To do
Take the lines beginning with the one that contains "Emit a Python" and ending with the one that contains "plt.rcParams['font.family'] = ['Liberation", and set them down exactly. Omit all pictures.

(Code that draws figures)
____
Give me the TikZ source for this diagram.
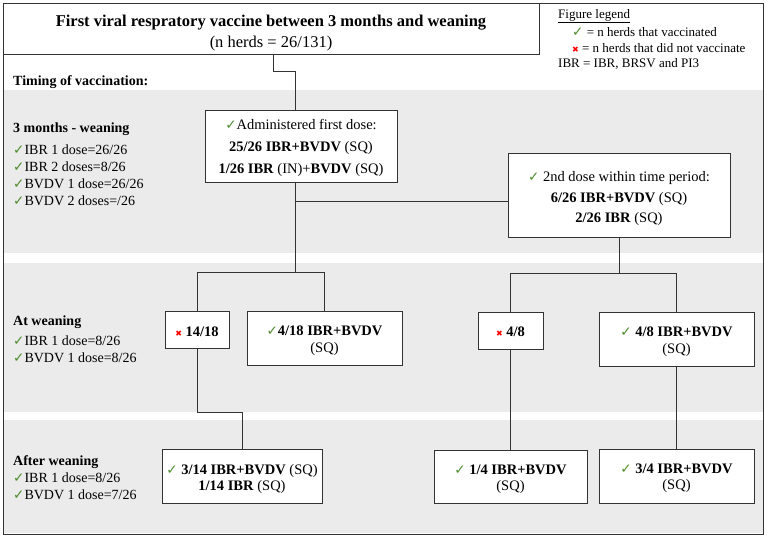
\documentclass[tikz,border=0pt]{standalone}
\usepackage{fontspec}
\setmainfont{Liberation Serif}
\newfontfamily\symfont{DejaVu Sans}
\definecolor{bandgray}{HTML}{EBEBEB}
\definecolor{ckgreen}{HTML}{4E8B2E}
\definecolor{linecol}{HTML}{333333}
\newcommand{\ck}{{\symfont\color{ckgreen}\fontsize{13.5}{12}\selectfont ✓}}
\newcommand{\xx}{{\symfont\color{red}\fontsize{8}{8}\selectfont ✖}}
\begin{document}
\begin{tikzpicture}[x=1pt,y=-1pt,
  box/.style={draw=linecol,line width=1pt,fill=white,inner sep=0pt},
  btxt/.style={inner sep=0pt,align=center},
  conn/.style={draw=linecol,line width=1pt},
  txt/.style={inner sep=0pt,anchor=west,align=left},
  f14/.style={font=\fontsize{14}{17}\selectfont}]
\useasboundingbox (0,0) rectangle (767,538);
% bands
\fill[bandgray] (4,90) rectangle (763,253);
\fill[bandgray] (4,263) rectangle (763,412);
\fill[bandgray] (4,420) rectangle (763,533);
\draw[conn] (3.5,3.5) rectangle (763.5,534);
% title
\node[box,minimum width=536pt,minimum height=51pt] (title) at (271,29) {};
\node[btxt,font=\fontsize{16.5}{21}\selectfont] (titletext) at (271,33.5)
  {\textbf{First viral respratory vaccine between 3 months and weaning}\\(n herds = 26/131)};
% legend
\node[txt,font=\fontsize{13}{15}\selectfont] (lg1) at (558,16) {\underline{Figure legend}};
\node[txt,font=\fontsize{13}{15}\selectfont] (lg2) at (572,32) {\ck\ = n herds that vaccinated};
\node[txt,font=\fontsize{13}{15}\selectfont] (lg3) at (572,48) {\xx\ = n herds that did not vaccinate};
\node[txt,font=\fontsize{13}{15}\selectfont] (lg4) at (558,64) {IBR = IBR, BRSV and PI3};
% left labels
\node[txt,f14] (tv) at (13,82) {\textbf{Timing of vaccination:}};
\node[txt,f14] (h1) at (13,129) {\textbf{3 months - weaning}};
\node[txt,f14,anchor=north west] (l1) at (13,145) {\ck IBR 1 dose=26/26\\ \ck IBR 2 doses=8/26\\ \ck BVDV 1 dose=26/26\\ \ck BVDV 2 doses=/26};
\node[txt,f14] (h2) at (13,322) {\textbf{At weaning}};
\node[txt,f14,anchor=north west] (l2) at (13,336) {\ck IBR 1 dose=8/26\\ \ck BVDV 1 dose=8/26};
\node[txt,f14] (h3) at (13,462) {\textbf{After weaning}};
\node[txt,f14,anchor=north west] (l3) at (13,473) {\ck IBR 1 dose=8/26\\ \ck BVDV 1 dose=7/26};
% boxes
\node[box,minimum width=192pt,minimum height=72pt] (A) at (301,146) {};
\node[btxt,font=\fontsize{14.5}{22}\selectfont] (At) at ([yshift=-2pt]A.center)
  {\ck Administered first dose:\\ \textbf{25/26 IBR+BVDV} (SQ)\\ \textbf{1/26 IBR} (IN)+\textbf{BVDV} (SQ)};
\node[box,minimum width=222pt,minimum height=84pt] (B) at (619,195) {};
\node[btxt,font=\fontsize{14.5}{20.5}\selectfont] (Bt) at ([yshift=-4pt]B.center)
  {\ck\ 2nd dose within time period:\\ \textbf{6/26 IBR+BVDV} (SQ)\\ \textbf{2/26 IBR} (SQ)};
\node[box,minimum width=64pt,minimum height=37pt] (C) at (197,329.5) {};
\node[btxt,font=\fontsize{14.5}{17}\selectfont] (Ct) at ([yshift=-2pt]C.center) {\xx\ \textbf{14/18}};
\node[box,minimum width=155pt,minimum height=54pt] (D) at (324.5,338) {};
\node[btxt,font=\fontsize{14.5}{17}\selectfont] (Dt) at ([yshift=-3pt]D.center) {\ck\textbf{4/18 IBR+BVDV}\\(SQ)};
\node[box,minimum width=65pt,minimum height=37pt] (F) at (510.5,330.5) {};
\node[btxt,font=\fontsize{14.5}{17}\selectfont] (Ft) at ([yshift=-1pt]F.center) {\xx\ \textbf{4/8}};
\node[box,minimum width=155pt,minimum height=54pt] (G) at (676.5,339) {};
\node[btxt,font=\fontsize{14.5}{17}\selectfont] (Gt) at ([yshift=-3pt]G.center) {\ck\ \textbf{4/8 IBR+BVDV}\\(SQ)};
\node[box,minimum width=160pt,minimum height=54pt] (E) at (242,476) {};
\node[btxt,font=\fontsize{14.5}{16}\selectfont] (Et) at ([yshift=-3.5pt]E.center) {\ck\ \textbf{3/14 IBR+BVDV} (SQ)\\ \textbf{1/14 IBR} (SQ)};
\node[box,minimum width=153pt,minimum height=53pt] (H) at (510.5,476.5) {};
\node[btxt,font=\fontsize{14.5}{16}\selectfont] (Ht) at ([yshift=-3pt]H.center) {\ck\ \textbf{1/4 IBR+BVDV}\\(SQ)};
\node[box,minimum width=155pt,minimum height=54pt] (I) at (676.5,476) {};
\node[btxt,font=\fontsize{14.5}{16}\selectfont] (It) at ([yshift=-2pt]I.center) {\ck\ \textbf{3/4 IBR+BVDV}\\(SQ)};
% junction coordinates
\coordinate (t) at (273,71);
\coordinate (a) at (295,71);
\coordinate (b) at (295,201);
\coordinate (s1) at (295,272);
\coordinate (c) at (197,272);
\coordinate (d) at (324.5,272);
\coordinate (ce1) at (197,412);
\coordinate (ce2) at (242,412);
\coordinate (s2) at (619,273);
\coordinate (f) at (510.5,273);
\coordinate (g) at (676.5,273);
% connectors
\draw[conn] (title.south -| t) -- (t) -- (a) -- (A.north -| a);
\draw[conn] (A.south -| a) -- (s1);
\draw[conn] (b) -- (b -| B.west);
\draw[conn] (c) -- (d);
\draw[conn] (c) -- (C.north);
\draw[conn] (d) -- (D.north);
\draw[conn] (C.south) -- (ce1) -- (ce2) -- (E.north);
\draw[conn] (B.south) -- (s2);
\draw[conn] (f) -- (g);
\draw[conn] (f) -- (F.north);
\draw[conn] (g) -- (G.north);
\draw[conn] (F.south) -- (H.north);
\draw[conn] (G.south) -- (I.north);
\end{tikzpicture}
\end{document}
____
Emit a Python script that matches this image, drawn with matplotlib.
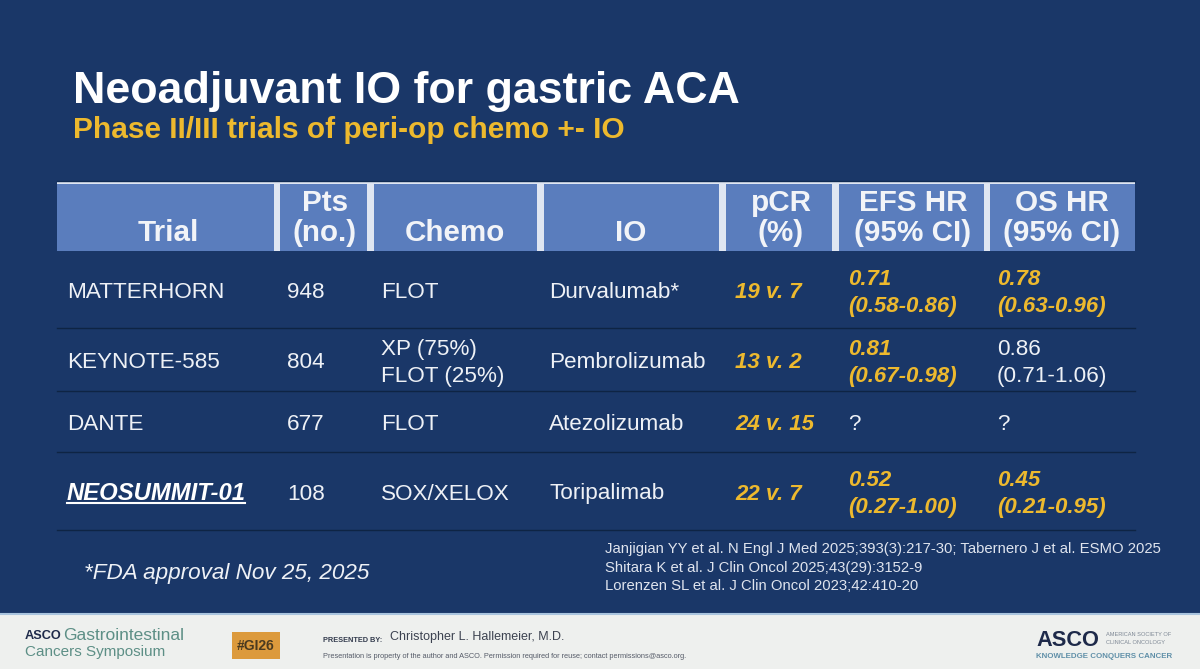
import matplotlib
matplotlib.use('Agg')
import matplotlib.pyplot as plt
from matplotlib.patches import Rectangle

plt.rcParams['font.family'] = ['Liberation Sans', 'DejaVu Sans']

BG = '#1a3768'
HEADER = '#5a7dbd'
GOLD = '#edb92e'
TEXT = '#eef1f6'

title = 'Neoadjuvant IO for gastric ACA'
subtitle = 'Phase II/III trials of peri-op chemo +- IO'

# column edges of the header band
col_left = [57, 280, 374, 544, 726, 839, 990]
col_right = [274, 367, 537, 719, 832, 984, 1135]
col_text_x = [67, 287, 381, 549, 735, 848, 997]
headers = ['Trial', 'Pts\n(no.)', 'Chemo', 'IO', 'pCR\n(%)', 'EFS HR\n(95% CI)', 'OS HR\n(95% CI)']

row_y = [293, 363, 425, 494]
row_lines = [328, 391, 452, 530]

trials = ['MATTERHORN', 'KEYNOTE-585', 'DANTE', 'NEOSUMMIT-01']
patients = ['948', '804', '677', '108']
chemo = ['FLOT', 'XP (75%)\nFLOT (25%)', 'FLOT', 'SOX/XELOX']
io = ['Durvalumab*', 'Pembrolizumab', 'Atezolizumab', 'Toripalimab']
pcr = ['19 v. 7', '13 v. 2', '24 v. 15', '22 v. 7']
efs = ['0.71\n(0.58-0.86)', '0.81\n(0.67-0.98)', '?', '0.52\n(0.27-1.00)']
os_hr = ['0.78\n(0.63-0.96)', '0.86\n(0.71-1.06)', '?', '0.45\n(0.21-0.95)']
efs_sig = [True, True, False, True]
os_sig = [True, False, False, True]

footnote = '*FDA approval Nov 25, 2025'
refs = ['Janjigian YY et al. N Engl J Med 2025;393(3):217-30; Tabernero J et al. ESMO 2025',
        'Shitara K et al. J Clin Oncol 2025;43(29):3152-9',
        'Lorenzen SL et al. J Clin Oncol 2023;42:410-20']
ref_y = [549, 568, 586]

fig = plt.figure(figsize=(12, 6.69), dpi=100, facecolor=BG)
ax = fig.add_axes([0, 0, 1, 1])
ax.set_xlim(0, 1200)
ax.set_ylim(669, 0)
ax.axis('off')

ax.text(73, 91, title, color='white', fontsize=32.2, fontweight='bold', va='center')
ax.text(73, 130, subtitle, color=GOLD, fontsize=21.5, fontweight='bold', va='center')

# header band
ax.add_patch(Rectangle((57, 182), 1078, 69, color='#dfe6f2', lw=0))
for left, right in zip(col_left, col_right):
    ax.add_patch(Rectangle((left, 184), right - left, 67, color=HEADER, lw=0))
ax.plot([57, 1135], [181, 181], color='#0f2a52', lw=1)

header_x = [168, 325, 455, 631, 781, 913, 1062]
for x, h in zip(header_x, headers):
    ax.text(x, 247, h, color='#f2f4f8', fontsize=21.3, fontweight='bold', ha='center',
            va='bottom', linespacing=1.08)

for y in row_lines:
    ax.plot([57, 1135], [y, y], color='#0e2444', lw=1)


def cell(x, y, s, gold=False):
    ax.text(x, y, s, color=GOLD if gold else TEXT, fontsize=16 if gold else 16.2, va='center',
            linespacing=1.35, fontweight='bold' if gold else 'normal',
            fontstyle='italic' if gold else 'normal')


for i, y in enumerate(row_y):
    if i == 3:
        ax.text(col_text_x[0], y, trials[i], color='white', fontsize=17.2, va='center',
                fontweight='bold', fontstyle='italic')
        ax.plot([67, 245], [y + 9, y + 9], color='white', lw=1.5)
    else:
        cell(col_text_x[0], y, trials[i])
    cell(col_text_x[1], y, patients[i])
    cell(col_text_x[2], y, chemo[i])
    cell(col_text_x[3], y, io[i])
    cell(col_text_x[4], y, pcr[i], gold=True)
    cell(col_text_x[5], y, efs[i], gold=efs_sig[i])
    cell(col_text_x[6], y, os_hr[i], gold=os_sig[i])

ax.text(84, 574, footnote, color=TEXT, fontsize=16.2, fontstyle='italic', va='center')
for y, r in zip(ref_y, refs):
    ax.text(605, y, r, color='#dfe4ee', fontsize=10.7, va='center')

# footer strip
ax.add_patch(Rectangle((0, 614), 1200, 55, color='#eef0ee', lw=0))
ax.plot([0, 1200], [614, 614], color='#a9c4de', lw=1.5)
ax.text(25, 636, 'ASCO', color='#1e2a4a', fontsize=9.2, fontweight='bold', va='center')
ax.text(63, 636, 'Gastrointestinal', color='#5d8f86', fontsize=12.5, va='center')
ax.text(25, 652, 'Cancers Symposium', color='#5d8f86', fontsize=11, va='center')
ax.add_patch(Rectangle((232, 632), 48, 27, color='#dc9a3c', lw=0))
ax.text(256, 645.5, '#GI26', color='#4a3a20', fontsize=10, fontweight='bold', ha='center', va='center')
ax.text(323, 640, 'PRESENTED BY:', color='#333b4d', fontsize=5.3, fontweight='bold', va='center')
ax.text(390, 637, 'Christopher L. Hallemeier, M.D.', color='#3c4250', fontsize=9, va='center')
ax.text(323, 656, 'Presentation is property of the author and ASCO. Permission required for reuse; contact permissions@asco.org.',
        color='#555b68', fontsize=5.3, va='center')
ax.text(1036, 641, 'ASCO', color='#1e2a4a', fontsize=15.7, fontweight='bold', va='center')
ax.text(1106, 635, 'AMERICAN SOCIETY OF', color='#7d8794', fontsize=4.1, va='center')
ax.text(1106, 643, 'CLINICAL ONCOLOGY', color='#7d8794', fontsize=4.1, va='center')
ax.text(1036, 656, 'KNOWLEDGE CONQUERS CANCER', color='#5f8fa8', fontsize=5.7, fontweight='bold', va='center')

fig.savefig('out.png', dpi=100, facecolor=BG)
____
The output
Emit a Python script that matches this image, drawn with matplotlib.
import matplotlib
matplotlib.use('Agg')
import matplotlib.pyplot as plt
from matplotlib.patches import Rectangle

plt.rcParams['font.family'] = ['Liberation Sans', 'DejaVu Sans']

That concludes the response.